If there is anything to be said for the trend of rescuing lost ‘classics’, it is that occasionally a book is unearthed whose uncommon prescience was unknowable in its own time. And Termush (1967), this slim and unsettling parable by Sven Holm, is nothing if not prescient.
Its setting is a luxury coastal resort in the wake of nuclear apocalypse (today, one only has to think of Peter Thiel and other billionaire preppers to recognise the prohibitive price of a ‘commodity called survival’ in the event of mass extinction). And the style—a kind of affectless recounting of the brute facts—captures the simultaneous experience of crippling terror with benumbing ennui that is so familiar in our time. When their immense privilege is threatened by the discovery of desperate survivors (‘strangers’) from beyond the edges of their bubble, a conflict grows among the guests of Termush.
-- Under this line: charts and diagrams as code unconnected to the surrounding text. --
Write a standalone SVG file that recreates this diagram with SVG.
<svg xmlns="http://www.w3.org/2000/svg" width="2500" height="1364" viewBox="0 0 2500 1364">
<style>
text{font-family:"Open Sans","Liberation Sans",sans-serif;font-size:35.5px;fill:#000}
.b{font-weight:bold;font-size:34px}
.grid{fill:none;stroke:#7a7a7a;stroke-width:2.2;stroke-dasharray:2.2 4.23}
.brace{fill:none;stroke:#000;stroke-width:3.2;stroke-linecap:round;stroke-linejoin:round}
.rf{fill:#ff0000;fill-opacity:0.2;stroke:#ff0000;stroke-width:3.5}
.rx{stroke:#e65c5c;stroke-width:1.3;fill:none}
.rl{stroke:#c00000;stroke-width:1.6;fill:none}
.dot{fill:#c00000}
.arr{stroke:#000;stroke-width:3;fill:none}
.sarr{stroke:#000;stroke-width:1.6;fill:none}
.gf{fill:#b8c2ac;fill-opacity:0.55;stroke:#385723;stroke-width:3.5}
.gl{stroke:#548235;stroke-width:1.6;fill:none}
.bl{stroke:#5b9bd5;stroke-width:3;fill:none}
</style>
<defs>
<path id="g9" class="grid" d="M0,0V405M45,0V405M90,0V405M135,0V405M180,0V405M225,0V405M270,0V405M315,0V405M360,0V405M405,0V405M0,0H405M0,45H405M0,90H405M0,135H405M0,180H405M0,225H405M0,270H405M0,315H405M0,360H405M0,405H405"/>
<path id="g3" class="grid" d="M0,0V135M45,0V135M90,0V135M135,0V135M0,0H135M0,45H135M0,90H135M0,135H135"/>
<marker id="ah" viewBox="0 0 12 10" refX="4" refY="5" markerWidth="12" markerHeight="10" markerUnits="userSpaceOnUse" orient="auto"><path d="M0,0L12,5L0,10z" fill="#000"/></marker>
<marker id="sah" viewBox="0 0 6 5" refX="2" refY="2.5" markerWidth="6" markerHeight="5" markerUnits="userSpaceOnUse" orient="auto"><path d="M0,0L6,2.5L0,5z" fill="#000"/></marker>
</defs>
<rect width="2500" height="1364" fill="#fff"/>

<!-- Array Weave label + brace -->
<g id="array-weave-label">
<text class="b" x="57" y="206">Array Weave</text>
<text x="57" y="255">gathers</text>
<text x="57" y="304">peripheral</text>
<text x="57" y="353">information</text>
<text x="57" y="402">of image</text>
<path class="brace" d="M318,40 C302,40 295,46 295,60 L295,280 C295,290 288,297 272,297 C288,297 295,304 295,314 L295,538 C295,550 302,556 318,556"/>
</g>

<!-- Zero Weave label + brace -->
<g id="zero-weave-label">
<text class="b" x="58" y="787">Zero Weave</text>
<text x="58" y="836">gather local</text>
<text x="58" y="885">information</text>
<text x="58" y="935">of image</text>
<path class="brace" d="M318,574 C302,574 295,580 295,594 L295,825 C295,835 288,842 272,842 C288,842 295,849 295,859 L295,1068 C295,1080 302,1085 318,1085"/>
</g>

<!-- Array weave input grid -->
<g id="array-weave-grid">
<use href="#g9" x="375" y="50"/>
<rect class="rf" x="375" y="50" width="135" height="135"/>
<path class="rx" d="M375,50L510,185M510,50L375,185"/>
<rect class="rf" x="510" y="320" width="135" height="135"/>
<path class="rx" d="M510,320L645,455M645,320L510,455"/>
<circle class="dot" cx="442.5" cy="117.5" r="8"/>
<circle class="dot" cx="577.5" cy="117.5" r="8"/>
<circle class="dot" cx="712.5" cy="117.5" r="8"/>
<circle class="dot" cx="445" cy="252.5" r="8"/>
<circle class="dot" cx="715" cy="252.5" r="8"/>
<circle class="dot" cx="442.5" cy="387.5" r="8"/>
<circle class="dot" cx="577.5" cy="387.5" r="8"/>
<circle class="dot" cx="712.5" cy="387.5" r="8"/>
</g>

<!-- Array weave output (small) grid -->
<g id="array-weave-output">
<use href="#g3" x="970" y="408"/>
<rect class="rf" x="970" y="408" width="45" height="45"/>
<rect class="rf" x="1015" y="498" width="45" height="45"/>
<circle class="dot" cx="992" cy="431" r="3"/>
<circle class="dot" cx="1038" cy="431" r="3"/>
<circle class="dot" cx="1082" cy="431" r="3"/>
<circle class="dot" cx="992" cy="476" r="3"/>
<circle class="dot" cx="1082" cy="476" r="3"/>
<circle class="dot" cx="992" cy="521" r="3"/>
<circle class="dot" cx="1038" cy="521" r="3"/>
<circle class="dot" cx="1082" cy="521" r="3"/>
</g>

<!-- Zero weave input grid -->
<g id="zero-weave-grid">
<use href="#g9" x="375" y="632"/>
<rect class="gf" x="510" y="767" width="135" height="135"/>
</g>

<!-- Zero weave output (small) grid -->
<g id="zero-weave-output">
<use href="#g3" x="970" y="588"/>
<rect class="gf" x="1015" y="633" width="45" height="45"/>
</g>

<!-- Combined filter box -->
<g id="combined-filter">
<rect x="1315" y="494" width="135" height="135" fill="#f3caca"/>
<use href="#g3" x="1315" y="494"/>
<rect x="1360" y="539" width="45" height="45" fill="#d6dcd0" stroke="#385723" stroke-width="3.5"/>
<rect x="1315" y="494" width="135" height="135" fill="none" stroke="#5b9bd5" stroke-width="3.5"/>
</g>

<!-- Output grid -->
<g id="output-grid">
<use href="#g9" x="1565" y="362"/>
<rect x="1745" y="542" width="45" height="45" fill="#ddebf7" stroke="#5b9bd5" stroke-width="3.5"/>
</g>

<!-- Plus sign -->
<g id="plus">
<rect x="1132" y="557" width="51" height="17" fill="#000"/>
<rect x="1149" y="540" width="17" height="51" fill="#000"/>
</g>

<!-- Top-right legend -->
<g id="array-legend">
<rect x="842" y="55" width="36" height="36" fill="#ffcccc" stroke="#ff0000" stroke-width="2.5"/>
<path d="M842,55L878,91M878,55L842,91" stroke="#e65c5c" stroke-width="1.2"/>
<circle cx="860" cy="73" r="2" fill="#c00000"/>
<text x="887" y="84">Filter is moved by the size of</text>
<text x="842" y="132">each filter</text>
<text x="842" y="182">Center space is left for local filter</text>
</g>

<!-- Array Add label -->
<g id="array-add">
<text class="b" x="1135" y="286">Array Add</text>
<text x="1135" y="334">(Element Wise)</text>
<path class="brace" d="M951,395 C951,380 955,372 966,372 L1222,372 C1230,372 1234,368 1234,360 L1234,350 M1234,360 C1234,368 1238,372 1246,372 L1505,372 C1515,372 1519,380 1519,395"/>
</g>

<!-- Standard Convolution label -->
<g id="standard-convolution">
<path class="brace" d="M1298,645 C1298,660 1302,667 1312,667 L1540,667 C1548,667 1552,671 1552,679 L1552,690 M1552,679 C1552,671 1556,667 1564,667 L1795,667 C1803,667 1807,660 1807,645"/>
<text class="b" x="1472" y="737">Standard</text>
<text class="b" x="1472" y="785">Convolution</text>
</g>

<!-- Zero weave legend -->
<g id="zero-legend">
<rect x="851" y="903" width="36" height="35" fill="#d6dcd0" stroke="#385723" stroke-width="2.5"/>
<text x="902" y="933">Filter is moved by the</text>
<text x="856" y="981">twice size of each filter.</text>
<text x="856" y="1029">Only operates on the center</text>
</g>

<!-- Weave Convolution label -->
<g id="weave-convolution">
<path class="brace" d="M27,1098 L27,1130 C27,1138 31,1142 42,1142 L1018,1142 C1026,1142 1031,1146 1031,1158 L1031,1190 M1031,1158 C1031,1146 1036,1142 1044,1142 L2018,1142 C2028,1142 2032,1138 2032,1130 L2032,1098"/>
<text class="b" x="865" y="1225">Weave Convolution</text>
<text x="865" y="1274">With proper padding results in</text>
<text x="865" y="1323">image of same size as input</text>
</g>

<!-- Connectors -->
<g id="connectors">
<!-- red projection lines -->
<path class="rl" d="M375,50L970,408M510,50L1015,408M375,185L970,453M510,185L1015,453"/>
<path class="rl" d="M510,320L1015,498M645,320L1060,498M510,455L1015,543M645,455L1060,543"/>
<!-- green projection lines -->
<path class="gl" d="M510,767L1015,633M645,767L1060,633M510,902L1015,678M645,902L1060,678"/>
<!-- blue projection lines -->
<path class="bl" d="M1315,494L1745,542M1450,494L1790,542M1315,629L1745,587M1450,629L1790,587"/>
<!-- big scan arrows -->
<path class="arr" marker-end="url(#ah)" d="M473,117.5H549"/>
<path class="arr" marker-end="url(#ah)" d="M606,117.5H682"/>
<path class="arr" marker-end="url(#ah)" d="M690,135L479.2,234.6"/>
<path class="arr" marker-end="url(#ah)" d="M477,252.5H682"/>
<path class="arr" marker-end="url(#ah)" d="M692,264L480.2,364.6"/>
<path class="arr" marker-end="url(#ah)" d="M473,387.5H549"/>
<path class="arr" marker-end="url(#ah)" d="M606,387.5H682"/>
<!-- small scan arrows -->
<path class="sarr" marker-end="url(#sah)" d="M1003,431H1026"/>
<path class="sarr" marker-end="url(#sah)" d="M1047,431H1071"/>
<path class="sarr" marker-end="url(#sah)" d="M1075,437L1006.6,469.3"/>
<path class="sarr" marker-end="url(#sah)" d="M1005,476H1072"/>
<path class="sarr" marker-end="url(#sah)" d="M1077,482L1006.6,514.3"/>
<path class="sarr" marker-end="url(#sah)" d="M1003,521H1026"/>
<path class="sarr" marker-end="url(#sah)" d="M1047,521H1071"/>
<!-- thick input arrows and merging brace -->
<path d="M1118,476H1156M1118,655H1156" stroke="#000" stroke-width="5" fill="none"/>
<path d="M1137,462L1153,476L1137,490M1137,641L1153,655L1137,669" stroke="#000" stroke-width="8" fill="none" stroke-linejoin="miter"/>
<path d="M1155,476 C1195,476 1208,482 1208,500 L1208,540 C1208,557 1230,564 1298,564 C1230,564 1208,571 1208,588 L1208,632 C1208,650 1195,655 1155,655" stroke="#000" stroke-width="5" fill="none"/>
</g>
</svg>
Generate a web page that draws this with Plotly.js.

The form it takes—a struggle between a faceless, technocratic hotel management trying to quell their fears, and a rogue, demagogic chairman trying to play on them—resembles the political dynamic of the last decade almost exactly.
Prescience is one thing, but if Termush proves itself worthy of saving, it is for something more timeless; namely the penetrating force of its vision, where cracks in the facade of civilisation seem ‘suddenly to reveal the innermost, vulnerable marrow… the sensitive growth tissue, the chalk, the iron, the blood.’